> [OBJECTIVE] Only the lines from the beginning of the entries through the one with "(a5b) at (81,949)" should be written out, please, exactly and without any pictures.

[Charts and diagrams as code]
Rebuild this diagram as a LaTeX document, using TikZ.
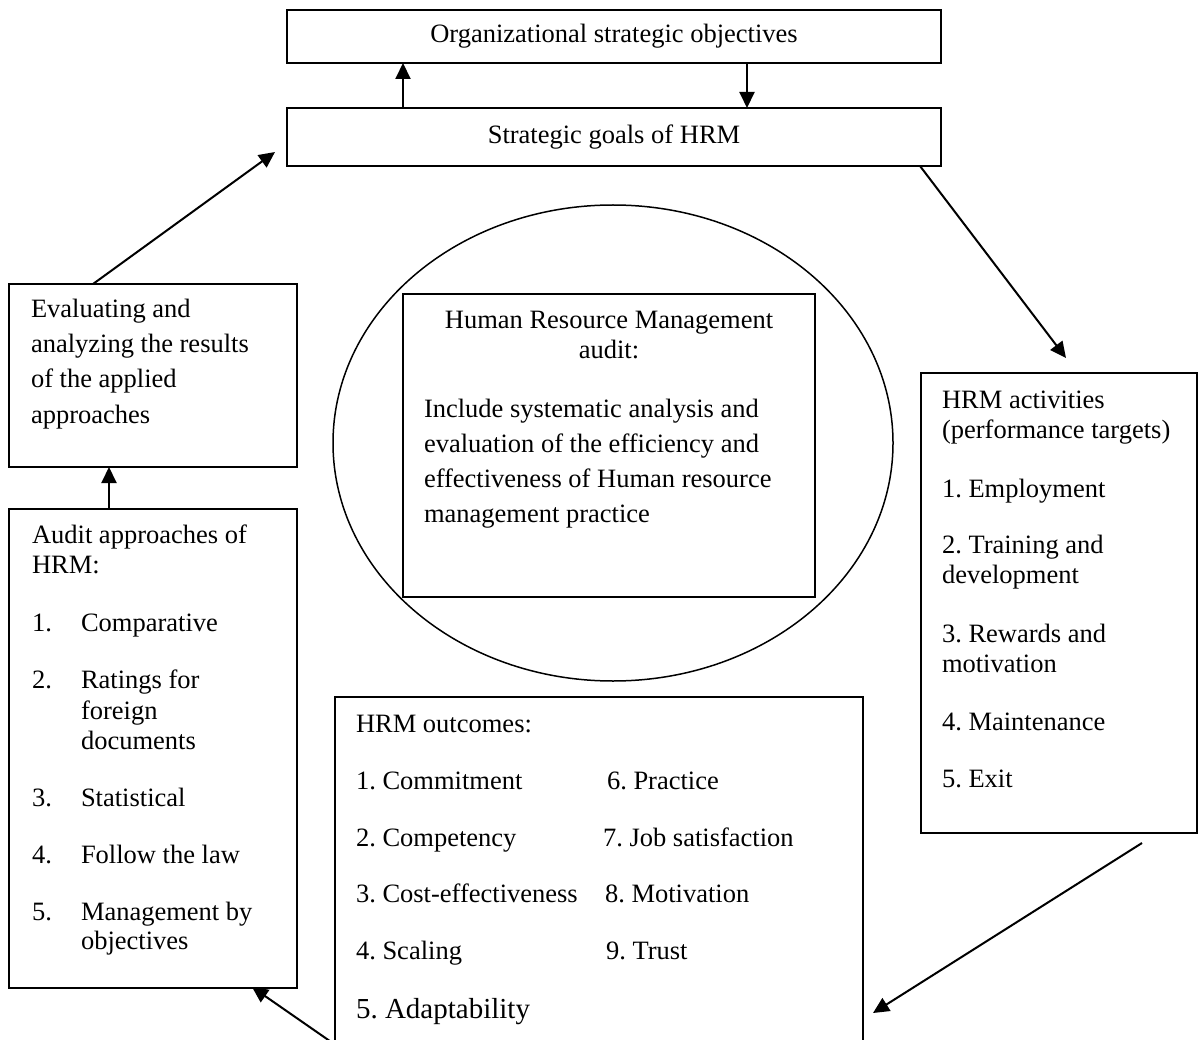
\documentclass[tikz,border=0pt]{standalone}
\usepackage{fontspec}
\setmainfont{Liberation Serif}
\frenchspacing
\usetikzlibrary{arrows.meta,shapes.geometric}
\tikzset{
  box/.style={draw, line width=2pt, rectangle, inner sep=0pt, outer sep=0pt, anchor=north west, font=\fontsize{26.5}{30}\selectfont},
  txt/.style={anchor=base west, inner sep=0pt, outer sep=0pt, font=\fontsize{26.5}{30}\selectfont},
  ctxt/.style={anchor=base, inner sep=0pt, outer sep=0pt, font=\fontsize{26.5}{30}\selectfont},
  bigtxt/.style={anchor=base west, inner sep=0pt, outer sep=0pt, font=\fontsize{29}{33}\selectfont},
  arr/.style={line width=2pt, -{Triangle[length=16pt,width=15pt]}},
}
\begin{document}
\frenchspacing
\begin{tikzpicture}[x=1pt,y=-1pt]
\useasboundingbox (0,0) rectangle (1199,1040);
\clip (0,0) rectangle (1199,1040);

% top boxes
\node[box, minimum width=654pt, minimum height=53pt] (obj) at (287,10) {Organizational strategic objectives};
\node[box, minimum width=654pt, minimum height=58pt] (goals) at (287,108) {Strategic goals of HRM};

% left boxes
\node[box, minimum width=288pt, minimum height=183pt] (eval) at (9,284) {};
\node[txt] (e1) at (31,318) {Evaluating and};
\node[txt] (e2) at (31,353) {analyzing the results};
\node[txt] (e3) at (31,388) {of the applied};
\node[txt] (e4) at (31,423) {approaches};

\node[box, minimum width=288pt, minimum height=479pt] (aud) at (9,509) {};
\node[txt] (a0) at (32,543) {Audit approaches of};
\node[txt] (a0b) at (32,573) {HRM:};
\node[txt] (a1n) at (32,631) {1.};
\node[txt] (a1) at (81,631) {Comparative};
\node[txt] (a2n) at (32,688) {2.};
\node[txt] (a2) at (81,688) {Ratings for};
\node[txt] (a2b) at (81,719) {foreign};
\node[txt] (a2c) at (81,749) {documents};
\node[txt] (a3n) at (32,806) {3.};
\node[txt] (a3) at (81,806) {Statistical};
\node[txt] (a4n) at (32,863) {4.};
\node[txt] (a4) at (81,863) {Follow the law};
\node[txt] (a5n) at (32,920) {5.};
\node[txt] (a5) at (81,920) {Management by};
\node[txt] (a5b) at (81,949) {objectives};

% centre ellipse and audit box
\node[draw, ellipse, line width=1.5pt, inner sep=0pt, minimum width=560pt, minimum height=476pt] (ell) at (613,443) {};
\node[box, minimum width=412pt, minimum height=303pt] (hra) at (403,294) {};
\node[ctxt] (h1) at (609,329) {Human Resource Management};
\node[ctxt] (h2) at (609,359) {audit:};
\node[txt] (h3) at (424,417) {Include systematic analysis and};
\node[txt] (h4) at (424,452) {evaluation of the efficiency and};
\node[txt] (h5) at (424,487) {effectiveness of Human resource};
\node[txt] (h6) at (424,522) {management practice};

% right box
\node[box, minimum width=276pt, minimum height=460pt] (act) at (921,373) {};
\node[txt] (r0) at (942,408) {HRM activities};
\node[txt] (r0b) at (942,438) {(performance targets)};
\node[txt] (r1) at (942,497) {1. Employment};
\node[txt] (r2) at (942,553) {2. Training and};
\node[txt] (r2b) at (942,583) {development};
\node[txt] (r3) at (942,642) {3. Rewards and};
\node[txt] (r3b) at (942,672) {motivation};
\node[txt] (r4) at (942,730) {4. Maintenance};
\node[txt] (r5) at (942,787) {5. Exit};

% bottom box
\node[box, minimum width=528pt, minimum height=400pt] (outc) at (335,697) {};
\node[txt] (o0) at (356,732) {HRM outcomes:};
\node[txt] (o1) at (356,789) {1. Commitment};
\node[txt] (o2) at (356,846) {2. Competency};
\node[txt] (o3) at (356,902) {3. Cost-effectiveness};
\node[txt] (o4) at (356,959) {4. Scaling};
\node[bigtxt] (o5) at (356,1018) {5. Adaptability};
\node[txt] (o6) at (607,789) {6. Practice};
\node[txt] (o7) at (603,846) {7. Job satisfaction};
\node[txt] (o8) at (605,902) {8. Motivation};
\node[txt] (o9) at (606,959) {9. Trust};

% connectors
\draw[arr] ([xshift=116pt]goals.north west) -- ([xshift=116pt]obj.south west);
\draw[arr] ([xshift=460pt]obj.south west) -- ([xshift=460pt]goals.north west);
\draw[arr] ([xshift=-21pt]goals.south east) -- ([xshift=145pt,yshift=15pt]act.north west);
\draw[arr] ([xshift=-55pt,yshift=-10pt]act.south east) -- ([xshift=10pt,yshift=-316pt]outc.north east);
\draw[arr] ([xshift=2pt,yshift=-349pt]outc.north west) -- ([xshift=243pt,yshift=1pt]aud.south west);
\draw[arr] ([xshift=100pt]aud.north west) -- ([xshift=100pt]eval.south west);
\draw[arr] ([xshift=84pt]eval.north west) -- ([xshift=-12pt,yshift=14pt]goals.south west);
\end{tikzpicture}
\end{document}
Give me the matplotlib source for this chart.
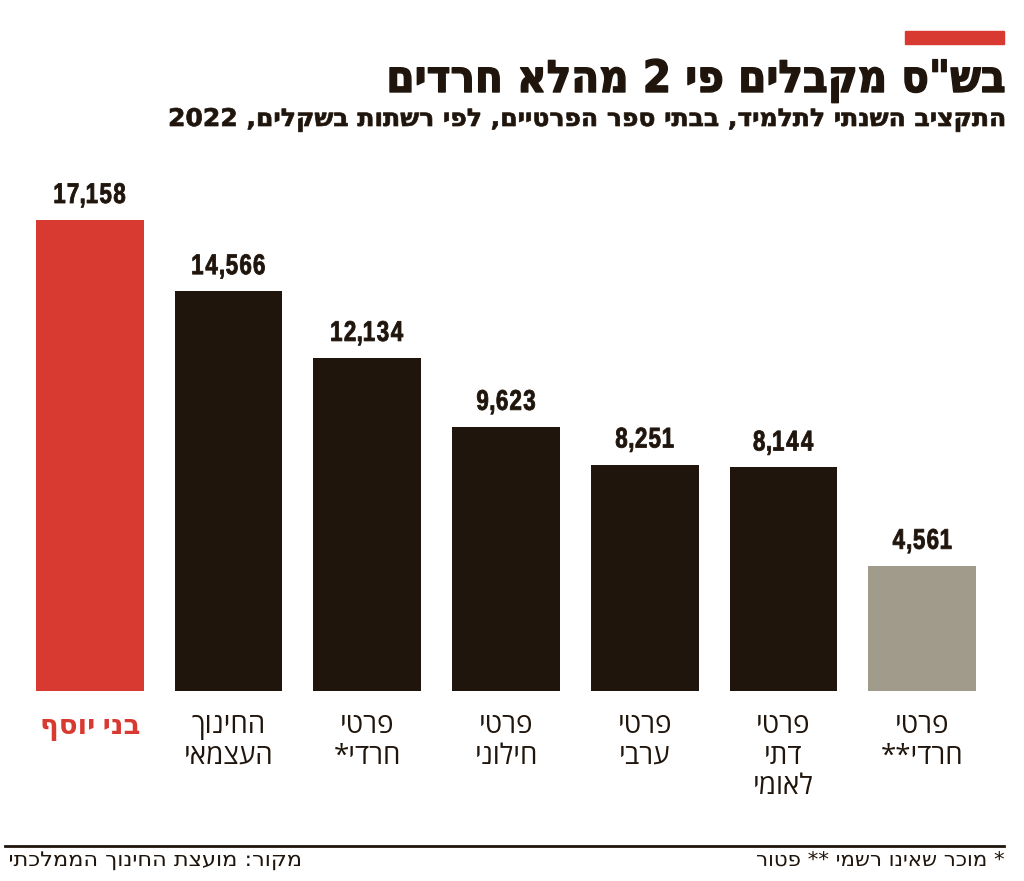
import re
import matplotlib
matplotlib.use("Agg")
import matplotlib.pyplot as plt
from matplotlib.patches import Rectangle, PathPatch
from matplotlib.path import Path
from matplotlib.textpath import TextPath
from matplotlib.font_manager import FontProperties
from matplotlib.transforms import Affine2D

# ---- data ----
categories = ["בני יוסף", "החינוך\nהעצמאי", "פרטי\nחרדי*", "פרטי\nחילוני",
              "פרטי\nערבי", "פרטי\nדתי\nלאומי", "פרטי\nחרדי**"]
values = [17158, 14566, 12134, 9623, 8251, 8144, 4561]
value_labels = ["17,158", "14,566", "12,134", "9,623", "8,251", "8,144", "4,561"]
title = 'בש"ס מקבלים פי 2 מהלא חרדים'
subtitle = "התקציב השנתי לתלמיד, בבתי ספר הפרטיים, לפי רשתות בשקלים, 2022"
footnote = "* מוכר שאינו רשמי ** פטור"
source = "מקור: מועצת החינוך הממלכתי"

RED = "#d83a31"
DARK = "#1f150c"
GRAY = "#a09b8b"
bar_colors = [RED, DARK, DARK, DARK, DARK, DARK, GRAY]


def heb(s):
    """Convert logical-order Hebrew to visual order (per line)."""
    out = []
    for line in s.split("\n"):
        r = line[::-1]
        r = re.sub(r"[0-9][0-9,.]*[0-9]|[0-9]", lambda m: m.group()[::-1], r)
        out.append(r)
    return "\n".join(out)


W, H = 1024, 881
DPI = 100
K = DPI / 72.0
fig = plt.figure(figsize=(W / DPI, H / DPI), dpi=DPI)
fig.patch.set_facecolor("white")


def path_text(s, x_px, y_top_px, size_pt, family, weight, color,
              ha="left", sx=1.0, width=None, stroke=0.0):
    """Draw text as a path; y_top_px is the baseline measured from the top."""
    tp = TextPath((0, 0), s, size=size_pt,
                  prop=FontProperties(family=family, weight=weight))
    ext = tp.get_extents()
    if width is not None:
        sx = width / (ext.width * K)
    if ha == "right":
        x0 = x_px - ext.x1 * K * sx
    elif ha == "center":
        x0 = x_px - (ext.x0 + ext.x1) / 2 * K * sx
    else:
        x0 = x_px - ext.x0 * K * sx
    y0 = H - y_top_px
    tr = Affine2D().scale(K * sx, K).translate(x0, y0)
    fig.add_artist(PathPatch(tp, transform=tr, facecolor=color,
                             edgecolor=color if stroke > 0 else "none",
                             lw=stroke, joinstyle="round"))


def tracked_text(s, x_center_px, y_top_px, size_pt, family, weight, color,
                 sx=0.8, gap_px=2.5, stroke=0.0):
    """Condensed text with explicit spacing between glyph ink boxes."""
    prop = FontProperties(family=family, weight=weight)
    pieces = []
    cursor = 0.0
    for ch in s:
        tp = TextPath((0, 0), ch, size=size_pt, prop=prop)
        ext = tp.get_extents()
        w = ext.width * K * sx
        pieces.append((tp, cursor - ext.x0 * K * sx))
        cursor += w + gap_px
    total = cursor - gap_px
    start = x_center_px - total / 2
    y0 = H - y_top_px
    for tp, off in pieces:
        tr = Affine2D().scale(K * sx, K).translate(start + off, y0)
        fig.add_artist(PathPatch(tp, transform=tr, facecolor=color,
                                 edgecolor=color if stroke > 0 else "none",
                                 lw=stroke, joinstyle="round"))


# axes: bar bottom at y=691px, scale 471px per 17158
px_per_unit = 471.0 / 17158
ax_top_px = 150
ax_bottom_px = 691
ymax = (ax_bottom_px - ax_top_px) / px_per_unit
left_px, right_px = 20.5, 991.5
ax = fig.add_axes([left_px / W, (H - ax_bottom_px) / H,
                   (right_px - left_px) / W, (ax_bottom_px - ax_top_px) / H])
x = list(range(len(values)))
ax.bar(x, values, width=108 / 139, color=bar_colors)
ax.set_xlim(-0.5, len(values) - 0.5)
ax.set_ylim(0, ymax)
ax.axis("off")

# value labels (condensed bold)
for xi, v, lab in zip(x, values, value_labels):
    px, py = ax.transData.transform((xi, v))
    tracked_text(lab, px, (H - py) - 17, 20.5, "Liberation Sans", "bold", DARK,
                 sx=0.78, gap_px=2.8, stroke=0.6)

# category labels
for xi, cat, c in zip(x, categories, bar_colors):
    red = c == RED
    ax.annotate(heb(cat), (xi, 0), xytext=(0, -15), textcoords="offset points",
                ha="center", va="top", fontsize=20,
                fontweight="bold" if red else "normal",
                family=["Open Sans", "DejaVu Sans"],
                color=RED if red else DARK, linespacing=1.13)

# top red marker
fig.patches.append(Rectangle((905 / W, 1 - 44 / H), 99 / W, 13 / H,
                             transform=fig.transFigure, color=RED))

path_text(heb(title), 1004, 92, 32, "DejaVu Sans", "bold", DARK,
          ha="right", width=614, stroke=1.0)
path_text(heb(subtitle), 1004, 126, 17.5, "DejaVu Sans", "bold", DARK,
          ha="right", width=834, stroke=0.5)

# footer line
fig.add_artist(plt.Line2D([5 / W, 1004 / W], [1 - 846 / H, 1 - 846 / H],
                          transform=fig.transFigure, color=DARK, lw=2))
path_text(heb(footnote), 1004, 866, 14.5, "DejaVu Sans", "normal", DARK,
          ha="right", width=247)
path_text(heb(source), 10, 866, 14.5, "DejaVu Sans", "normal", DARK,
          ha="left", width=290)

fig.savefig("out.png", dpi=DPI, facecolor="white")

> [OUTPUT BELOW]
Rebuild this diagram as a LaTeX document, using TikZ.
\documentclass[tikz,border=0pt]{standalone}
\usepackage{fontspec}
\setmainfont{Liberation Serif}
\frenchspacing
\usetikzlibrary{arrows.meta,shapes.geometric}
\tikzset{
  box/.style={draw, line width=2pt, rectangle, inner sep=0pt, outer sep=0pt, anchor=north west, font=\fontsize{26.5}{30}\selectfont},
  txt/.style={anchor=base west, inner sep=0pt, outer sep=0pt, font=\fontsize{26.5}{30}\selectfont},
  ctxt/.style={anchor=base, inner sep=0pt, outer sep=0pt, font=\fontsize{26.5}{30}\selectfont},
  bigtxt/.style={anchor=base west, inner sep=0pt, outer sep=0pt, font=\fontsize{29}{33}\selectfont},
  arr/.style={line width=2pt, -{Triangle[length=16pt,width=15pt]}},
}
\begin{document}
\frenchspacing
\begin{tikzpicture}[x=1pt,y=-1pt]
\useasboundingbox (0,0) rectangle (1199,1040);
\clip (0,0) rectangle (1199,1040);

% top boxes
\node[box, minimum width=654pt, minimum height=53pt] (obj) at (287,10) {Organizational strategic objectives};
\node[box, minimum width=654pt, minimum height=58pt] (goals) at (287,108) {Strategic goals of HRM};

% left boxes
\node[box, minimum width=288pt, minimum height=183pt] (eval) at (9,284) {};
\node[txt] (e1) at (31,318) {Evaluating and};
\node[txt] (e2) at (31,353) {analyzing the results};
\node[txt] (e3) at (31,388) {of the applied};
\node[txt] (e4) at (31,423) {approaches};

\node[box, minimum width=288pt, minimum height=479pt] (aud) at (9,509) {};
\node[txt] (a0) at (32,543) {Audit approaches of};
\node[txt] (a0b) at (32,573) {HRM:};
\node[txt] (a1n) at (32,631) {1.};
\node[txt] (a1) at (81,631) {Comparative};
\node[txt] (a2n) at (32,688) {2.};
\node[txt] (a2) at (81,688) {Ratings for};
\node[txt] (a2b) at (81,719) {foreign};
\node[txt] (a2c) at (81,749) {documents};
\node[txt] (a3n) at (32,806) {3.};
\node[txt] (a3) at (81,806) {Statistical};
\node[txt] (a4n) at (32,863) {4.};
\node[txt] (a4) at (81,863) {Follow the law};
\node[txt] (a5n) at (32,920) {5.};
\node[txt] (a5) at (81,920) {Management by};
\node[txt] (a5b) at (81,949) {objectives};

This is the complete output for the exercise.